Source data
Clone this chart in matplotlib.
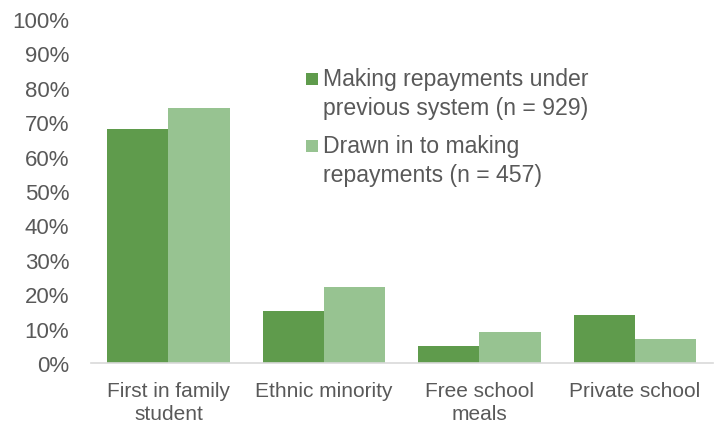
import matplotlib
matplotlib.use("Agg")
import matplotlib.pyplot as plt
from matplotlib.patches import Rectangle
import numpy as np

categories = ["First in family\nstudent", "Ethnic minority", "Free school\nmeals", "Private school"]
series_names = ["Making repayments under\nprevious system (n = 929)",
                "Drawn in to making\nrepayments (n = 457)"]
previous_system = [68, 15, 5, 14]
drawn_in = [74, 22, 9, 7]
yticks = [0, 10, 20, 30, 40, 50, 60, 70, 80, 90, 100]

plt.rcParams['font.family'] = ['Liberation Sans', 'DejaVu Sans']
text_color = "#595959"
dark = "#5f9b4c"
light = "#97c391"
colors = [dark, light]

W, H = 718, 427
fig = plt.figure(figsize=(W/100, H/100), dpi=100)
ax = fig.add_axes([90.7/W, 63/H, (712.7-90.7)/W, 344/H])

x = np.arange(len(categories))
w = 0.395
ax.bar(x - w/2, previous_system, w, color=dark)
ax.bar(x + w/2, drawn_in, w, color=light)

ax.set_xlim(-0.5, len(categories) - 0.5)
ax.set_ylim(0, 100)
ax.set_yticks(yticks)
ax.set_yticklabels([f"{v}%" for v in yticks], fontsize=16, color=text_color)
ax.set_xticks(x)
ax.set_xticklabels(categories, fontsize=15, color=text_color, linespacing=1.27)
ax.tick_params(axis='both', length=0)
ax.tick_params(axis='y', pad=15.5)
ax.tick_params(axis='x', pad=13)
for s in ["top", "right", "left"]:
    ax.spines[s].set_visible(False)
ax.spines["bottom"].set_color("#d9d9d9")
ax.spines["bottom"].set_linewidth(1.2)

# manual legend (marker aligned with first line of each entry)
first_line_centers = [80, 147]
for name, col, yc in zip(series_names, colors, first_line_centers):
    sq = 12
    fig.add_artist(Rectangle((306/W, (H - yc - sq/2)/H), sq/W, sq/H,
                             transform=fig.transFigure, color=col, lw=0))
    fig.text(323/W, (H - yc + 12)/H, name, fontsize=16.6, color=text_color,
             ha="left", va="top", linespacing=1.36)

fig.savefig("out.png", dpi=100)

Problem details
Write out again exactly the lines from the start of the data above through the line containing "ax.bar(x + w/2, drawn_in, w, color=light)", inclusive, excluding any pictures.

Answer for this exercise
Clone this chart in matplotlib.
import matplotlib
matplotlib.use("Agg")
import matplotlib.pyplot as plt
from matplotlib.patches import Rectangle
import numpy as np

categories = ["First in family\nstudent", "Ethnic minority", "Free school\nmeals", "Private school"]
series_names = ["Making repayments under\nprevious system (n = 929)",
                "Drawn in to making\nrepayments (n = 457)"]
previous_system = [68, 15, 5, 14]
drawn_in = [74, 22, 9, 7]
yticks = [0, 10, 20, 30, 40, 50, 60, 70, 80, 90, 100]

plt.rcParams['font.family'] = ['Liberation Sans', 'DejaVu Sans']
text_color = "#595959"
dark = "#5f9b4c"
light = "#97c391"
colors = [dark, light]

W, H = 718, 427
fig = plt.figure(figsize=(W/100, H/100), dpi=100)
ax = fig.add_axes([90.7/W, 63/H, (712.7-90.7)/W, 344/H])

x = np.arange(len(categories))
w = 0.395
ax.bar(x - w/2, previous_system, w, color=dark)
ax.bar(x + w/2, drawn_in, w, color=light)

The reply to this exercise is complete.